What role does new technology play in real estate?  Well, given that just in the brokerage and management space, the market generated over $200 billion in revenues in 2016, there is no doubt that large and small corporations alike, in addition to individual contributors, are leveraging technology to help with efficiency and profits.

Here are 4 technologies being utilized in the real estate space that you may find interesting:

  1. Drones.  The use of drone technology has been helping with marketing for years.  It’s quite simple really – A drone equipped with a camera is sent up in the air and photographs what would otherwise be difficult and/or expensive photos of a property.  This is typically used in the ‘For Sale’ space and can help agents separate themselves from the others in an intensely competitive market where there are not too many differentiators.  In the photography space, it will not be long before this becomes an industry standard.  Speaking of drone photography, some groups are going the extra mile and incorporating video into the aerial footage that a drone captures which is especially useful for large properties with a good deal of square footage.  An interesting trend in drone technology is utilization in the insurance space as well.  This is gaining steam as it is less risky and often times more comprehensive when compared to having an insurance adjustor climb onto a roof to assess damage from a storm.  This is extremely helpful as it allows claims adjustors spend more time on processing the claim as opposed to determining how to get on and off a roof, not to mention the reduction in liability in case an adjustor takes a spill.

  2. Virtual Reality (VR) & 3D Technology.  We have been seeing 3D floorplans for quite some time in the real estate space, both in ‘For Sale’ and ‘For Rent’.  Matterport has recently enabled technology that transitions their 3D technology into VR which is pretty cool.  Why do this?  The same reason we transitioned from text newspaper ads to online, digital photography – The technology offers a better user experience by arming the prospect with more information and knowledge about the property.  This is good for the prospect but just as important for advertiser as it better qualifies the opportunity.  The implementation of VR/3D is giving the prospect a more well rounded (pun intended) tour of the property.  This is great for folks who are short on time, especially when buying or renting in a long distance capacity.  This technology is improving conversion rates in multifamily leasing, residential renting and even providing stories in which investors are buying properties sight unseen (at least in person).   
  3. Smart Home Technology.  This technology has been around for quite some time, but always had obstacles that prevented widespread adoption; mainly cost and device reliability.  With costs coming down dramatically and major tech players devoting billions to IoT devices (Internet of Things), these products are now fairly mainstream.  Yes, the Nest still has a hefty price and is not anywhere close to being an industry standard, but it has opened up the door for other providers to develop more cost friendly smart thermostats.

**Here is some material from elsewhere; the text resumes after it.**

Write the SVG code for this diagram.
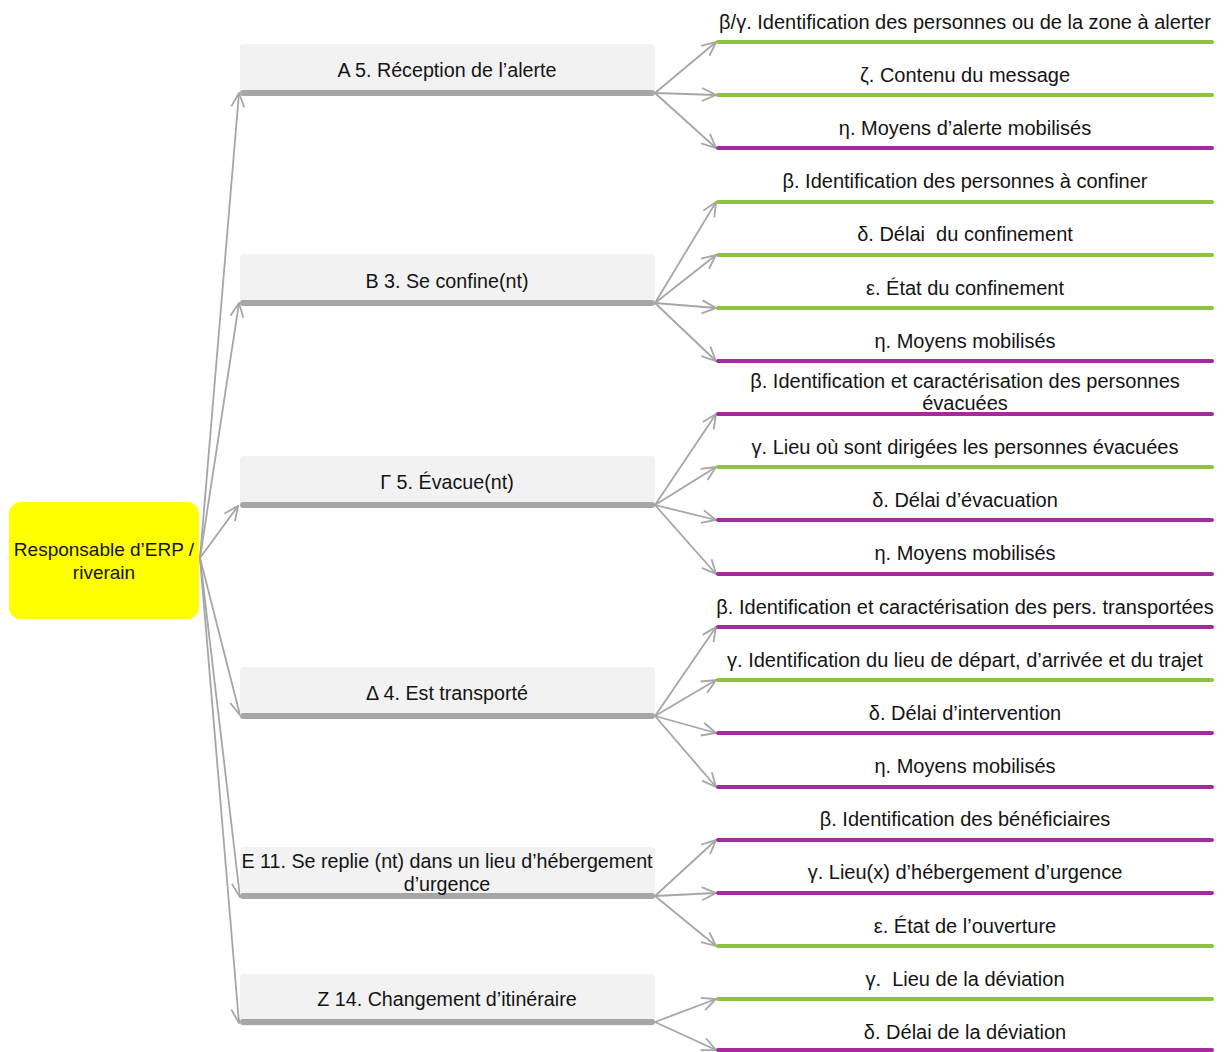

    While smart home technology had traditionally been utilized as a security system for residential homeowners, there are many other ways smart devices are being adopted into real estate.

    Access control.  According to Grand View Research, smart locks carried a market size of over $400 million in the U.S. in 2015.  This number is going to explode in the next several years as keyless entry is not just offering an alternative way to access a property; it is now being relied upon to run a business.  Short term rentals have never been more popular with the rise of AirBnB and many short term rental landlords or vacation managers rely on smart locks to provide access to their guests.  Have you checked into a hotel lately?  When was the last time you received a physical key?  Sure, keycards have been more the norm over the last decade, but even those are going away.  The last time I stayed in a hotel, which was earlier this year, I was given the option to access my room with my smart phone.  Done deal as I am famous for leaving my keycard in the room, or losing it at the pool or gym.  This technology is also becoming more popular to track entry for self showings in both the ‘For Sale’ and ‘For Rent’ space. Temperature control is also becoming more and more popular as the cost savings opportunities are being met with favorable data that is forcing companies and individual owners alike to consider the technology.  This is the key to adoption as it is becoming more of a need as opposed to a “nice to have” and if there is money to saved by setting a thermostat in a cost savings mode when a room or home is not populated, then it makes a lot of sense to deploy the technology.  This is also extremely practical when it comes to risk mitigation as users can put “if this, then that” (IFTT) practices in place to ensure a thermostat does not go above or below a certain temperature which is handy during the combination of vacancy and freezing temperatures as it prevents pipe ruptures.   

  4.  Discount Brokerages.  Some would argue that the massive amount of data that is now available to consumers has reduced the value of traditional real estate pricing models.   Who wants to pay 3%-5% in a transaction?  No one, but this is a personal choice as the cost of a broken deal can result in even higher costs.  Regardless of preference, the discount model is proving itself with groups like Redfin disrupting the space in which 3% to 5% used to be the norm.  Personally, I have done both and in my experience, the discount broker got the job done once, and failed drastically on another transaction.  What was interesting is that when utilizing a flat fee broker here in Denver, I immediately began receiving feedback that other agents may not show the property because it was not worth their time.  “Really?!?”, I thought…how can agent, who is obligated to serve their clients best interest NOT show them a property because of the brokerage I was using, especially when at the time, the supply in the market was extremely limited.  Well, I can tell you that it happened and I was not pleased.  Rather than the market disruptors forcing the intended change of driving commission costs down, a few bad apples in the space took a stand and prevented a deal from happening.  I suppose this is what happens when resistance meets the opposition that could disrupt their space.  For the record, I trust that most brokers are doing the right thing for their clients, this was just one experience but I mention it because it lends credence to the fact that discount brokerages probably are not going anywhere as they are making a case that the traditional pricing model is outdated as a result of the public data/analytics that are now available to anyone with an internet connection or smart phone.